Rows from a dataset of charts and code →
»»
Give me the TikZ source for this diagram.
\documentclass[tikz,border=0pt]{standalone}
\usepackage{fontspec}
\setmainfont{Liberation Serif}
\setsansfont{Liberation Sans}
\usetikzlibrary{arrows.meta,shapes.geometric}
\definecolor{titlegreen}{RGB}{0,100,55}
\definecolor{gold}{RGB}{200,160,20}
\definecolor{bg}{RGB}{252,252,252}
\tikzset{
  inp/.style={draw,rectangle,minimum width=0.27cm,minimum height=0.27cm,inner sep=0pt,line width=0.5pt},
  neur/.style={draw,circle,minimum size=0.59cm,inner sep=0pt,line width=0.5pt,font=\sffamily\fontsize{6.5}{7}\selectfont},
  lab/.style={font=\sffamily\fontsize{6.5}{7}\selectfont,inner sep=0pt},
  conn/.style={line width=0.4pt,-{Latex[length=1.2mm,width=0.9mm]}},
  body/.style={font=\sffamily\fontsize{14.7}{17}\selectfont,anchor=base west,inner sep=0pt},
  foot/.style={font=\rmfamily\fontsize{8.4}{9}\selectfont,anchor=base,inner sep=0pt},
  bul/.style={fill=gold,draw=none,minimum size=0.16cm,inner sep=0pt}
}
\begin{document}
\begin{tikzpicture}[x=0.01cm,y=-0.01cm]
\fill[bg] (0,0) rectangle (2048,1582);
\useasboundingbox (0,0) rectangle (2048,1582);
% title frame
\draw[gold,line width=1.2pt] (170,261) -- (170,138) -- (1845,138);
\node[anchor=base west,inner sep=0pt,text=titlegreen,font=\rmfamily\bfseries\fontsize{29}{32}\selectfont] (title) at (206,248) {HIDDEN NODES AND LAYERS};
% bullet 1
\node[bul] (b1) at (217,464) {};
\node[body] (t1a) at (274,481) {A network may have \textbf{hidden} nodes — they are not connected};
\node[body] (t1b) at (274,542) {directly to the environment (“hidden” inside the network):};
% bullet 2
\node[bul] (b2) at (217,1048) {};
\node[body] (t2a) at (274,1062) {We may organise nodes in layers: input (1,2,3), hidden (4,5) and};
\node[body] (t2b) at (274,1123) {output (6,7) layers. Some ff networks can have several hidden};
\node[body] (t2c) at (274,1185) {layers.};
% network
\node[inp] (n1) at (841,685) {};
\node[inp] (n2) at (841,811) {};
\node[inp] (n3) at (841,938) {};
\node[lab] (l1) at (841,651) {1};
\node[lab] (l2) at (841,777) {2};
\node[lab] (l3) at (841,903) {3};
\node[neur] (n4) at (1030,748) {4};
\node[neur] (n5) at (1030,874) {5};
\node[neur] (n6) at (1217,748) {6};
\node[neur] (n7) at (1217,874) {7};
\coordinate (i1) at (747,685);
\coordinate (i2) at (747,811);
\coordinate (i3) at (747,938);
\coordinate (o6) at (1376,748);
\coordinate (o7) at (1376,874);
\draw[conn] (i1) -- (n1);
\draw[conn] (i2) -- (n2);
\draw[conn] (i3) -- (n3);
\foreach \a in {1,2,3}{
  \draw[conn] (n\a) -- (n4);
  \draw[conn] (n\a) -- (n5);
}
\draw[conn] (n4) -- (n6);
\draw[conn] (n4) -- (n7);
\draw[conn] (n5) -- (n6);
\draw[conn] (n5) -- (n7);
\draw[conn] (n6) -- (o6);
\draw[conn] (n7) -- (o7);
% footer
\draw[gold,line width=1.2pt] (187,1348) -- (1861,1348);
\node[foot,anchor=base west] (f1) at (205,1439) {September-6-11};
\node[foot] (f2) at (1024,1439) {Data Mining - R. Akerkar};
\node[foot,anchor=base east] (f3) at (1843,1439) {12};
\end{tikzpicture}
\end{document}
««
»»
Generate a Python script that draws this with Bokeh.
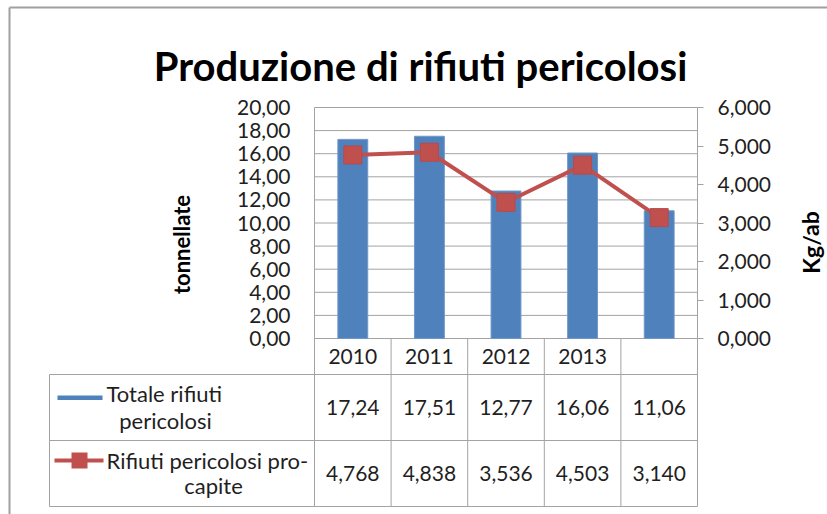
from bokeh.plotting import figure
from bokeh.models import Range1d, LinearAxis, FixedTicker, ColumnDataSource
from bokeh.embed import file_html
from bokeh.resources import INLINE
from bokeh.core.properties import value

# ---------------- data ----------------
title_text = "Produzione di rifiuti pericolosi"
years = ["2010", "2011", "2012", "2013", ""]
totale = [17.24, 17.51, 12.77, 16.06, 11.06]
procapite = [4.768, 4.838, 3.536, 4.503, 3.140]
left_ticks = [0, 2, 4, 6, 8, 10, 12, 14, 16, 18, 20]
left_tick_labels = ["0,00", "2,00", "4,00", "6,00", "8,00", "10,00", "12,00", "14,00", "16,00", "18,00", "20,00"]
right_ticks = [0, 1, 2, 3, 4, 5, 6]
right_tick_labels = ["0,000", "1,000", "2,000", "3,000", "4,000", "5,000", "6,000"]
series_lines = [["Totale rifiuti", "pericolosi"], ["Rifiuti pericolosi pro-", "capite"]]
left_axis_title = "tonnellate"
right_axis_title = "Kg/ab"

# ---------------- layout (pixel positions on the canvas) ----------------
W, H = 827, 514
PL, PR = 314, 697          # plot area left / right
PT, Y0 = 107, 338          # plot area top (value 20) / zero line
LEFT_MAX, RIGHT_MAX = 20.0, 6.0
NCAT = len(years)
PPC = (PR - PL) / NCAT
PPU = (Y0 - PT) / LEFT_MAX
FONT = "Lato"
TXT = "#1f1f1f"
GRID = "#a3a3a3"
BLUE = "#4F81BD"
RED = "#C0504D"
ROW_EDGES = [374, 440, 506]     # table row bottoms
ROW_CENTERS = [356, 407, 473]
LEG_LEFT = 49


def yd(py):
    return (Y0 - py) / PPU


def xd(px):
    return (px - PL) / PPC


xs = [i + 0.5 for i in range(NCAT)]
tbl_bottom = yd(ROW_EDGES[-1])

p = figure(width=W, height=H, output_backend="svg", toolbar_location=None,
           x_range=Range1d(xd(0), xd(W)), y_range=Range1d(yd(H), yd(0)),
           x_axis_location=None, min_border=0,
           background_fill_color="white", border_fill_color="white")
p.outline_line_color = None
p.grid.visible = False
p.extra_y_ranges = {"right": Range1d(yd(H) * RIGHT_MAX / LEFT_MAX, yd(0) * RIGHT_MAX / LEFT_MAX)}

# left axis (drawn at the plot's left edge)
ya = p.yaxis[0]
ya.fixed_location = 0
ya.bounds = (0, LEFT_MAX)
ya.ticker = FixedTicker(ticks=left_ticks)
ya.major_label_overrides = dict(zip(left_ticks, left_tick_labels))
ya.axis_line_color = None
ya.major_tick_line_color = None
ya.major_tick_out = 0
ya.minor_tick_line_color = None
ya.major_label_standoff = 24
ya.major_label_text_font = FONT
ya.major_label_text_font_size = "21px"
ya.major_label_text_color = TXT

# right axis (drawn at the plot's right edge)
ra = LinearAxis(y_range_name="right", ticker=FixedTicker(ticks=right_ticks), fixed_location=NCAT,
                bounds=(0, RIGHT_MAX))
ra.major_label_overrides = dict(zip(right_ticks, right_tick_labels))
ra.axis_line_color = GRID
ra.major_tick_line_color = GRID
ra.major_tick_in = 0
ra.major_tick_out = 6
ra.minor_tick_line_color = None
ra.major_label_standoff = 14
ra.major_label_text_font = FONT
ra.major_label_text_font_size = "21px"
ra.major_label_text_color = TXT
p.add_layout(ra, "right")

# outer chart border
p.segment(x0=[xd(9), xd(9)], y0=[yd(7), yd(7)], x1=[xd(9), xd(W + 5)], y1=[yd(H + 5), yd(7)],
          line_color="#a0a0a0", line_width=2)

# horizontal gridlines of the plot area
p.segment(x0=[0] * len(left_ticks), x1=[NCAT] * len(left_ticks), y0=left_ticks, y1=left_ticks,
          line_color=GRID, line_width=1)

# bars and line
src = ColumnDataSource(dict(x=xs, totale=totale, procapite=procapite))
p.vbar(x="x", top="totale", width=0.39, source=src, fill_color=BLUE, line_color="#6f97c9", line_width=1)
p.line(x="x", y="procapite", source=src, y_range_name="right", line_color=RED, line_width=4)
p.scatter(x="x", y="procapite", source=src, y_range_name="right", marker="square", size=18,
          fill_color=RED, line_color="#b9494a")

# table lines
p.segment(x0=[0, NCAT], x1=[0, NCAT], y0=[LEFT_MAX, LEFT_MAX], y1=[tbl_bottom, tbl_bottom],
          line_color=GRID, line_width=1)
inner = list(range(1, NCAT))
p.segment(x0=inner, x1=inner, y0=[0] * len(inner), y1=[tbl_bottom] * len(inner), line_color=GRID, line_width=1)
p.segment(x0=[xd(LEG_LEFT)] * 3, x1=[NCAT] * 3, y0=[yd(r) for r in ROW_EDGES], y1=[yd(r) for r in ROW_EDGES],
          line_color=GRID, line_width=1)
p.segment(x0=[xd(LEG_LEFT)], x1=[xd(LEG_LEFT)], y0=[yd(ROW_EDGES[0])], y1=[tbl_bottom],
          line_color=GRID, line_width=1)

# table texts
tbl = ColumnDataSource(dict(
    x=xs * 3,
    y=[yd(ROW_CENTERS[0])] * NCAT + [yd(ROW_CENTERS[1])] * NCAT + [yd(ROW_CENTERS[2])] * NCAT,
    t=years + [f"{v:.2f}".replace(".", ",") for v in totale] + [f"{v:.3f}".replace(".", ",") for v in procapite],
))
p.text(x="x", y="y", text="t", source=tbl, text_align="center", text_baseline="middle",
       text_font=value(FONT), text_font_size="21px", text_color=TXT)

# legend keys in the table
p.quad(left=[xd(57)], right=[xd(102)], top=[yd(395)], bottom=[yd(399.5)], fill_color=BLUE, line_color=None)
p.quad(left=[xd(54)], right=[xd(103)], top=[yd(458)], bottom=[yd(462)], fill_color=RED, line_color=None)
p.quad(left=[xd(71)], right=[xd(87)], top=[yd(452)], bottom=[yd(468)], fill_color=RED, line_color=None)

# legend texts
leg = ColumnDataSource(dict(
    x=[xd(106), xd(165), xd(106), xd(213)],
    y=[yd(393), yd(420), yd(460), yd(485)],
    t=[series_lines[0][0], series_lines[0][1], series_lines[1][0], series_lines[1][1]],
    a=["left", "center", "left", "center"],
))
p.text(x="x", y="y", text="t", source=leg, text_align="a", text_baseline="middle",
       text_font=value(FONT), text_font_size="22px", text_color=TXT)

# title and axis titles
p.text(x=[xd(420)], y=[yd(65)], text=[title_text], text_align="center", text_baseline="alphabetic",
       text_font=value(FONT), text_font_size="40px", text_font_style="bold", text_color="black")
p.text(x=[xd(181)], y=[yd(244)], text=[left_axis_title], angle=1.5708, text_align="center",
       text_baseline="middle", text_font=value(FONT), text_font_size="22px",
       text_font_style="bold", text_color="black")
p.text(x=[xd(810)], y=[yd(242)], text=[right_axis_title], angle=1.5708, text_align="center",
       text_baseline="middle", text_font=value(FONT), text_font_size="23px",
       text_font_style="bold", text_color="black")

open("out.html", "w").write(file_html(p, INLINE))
««
List every line in the records above that contains the word "this".

Give me the TikZ source for this diagram.
Generate a Python script that draws this with Bokeh.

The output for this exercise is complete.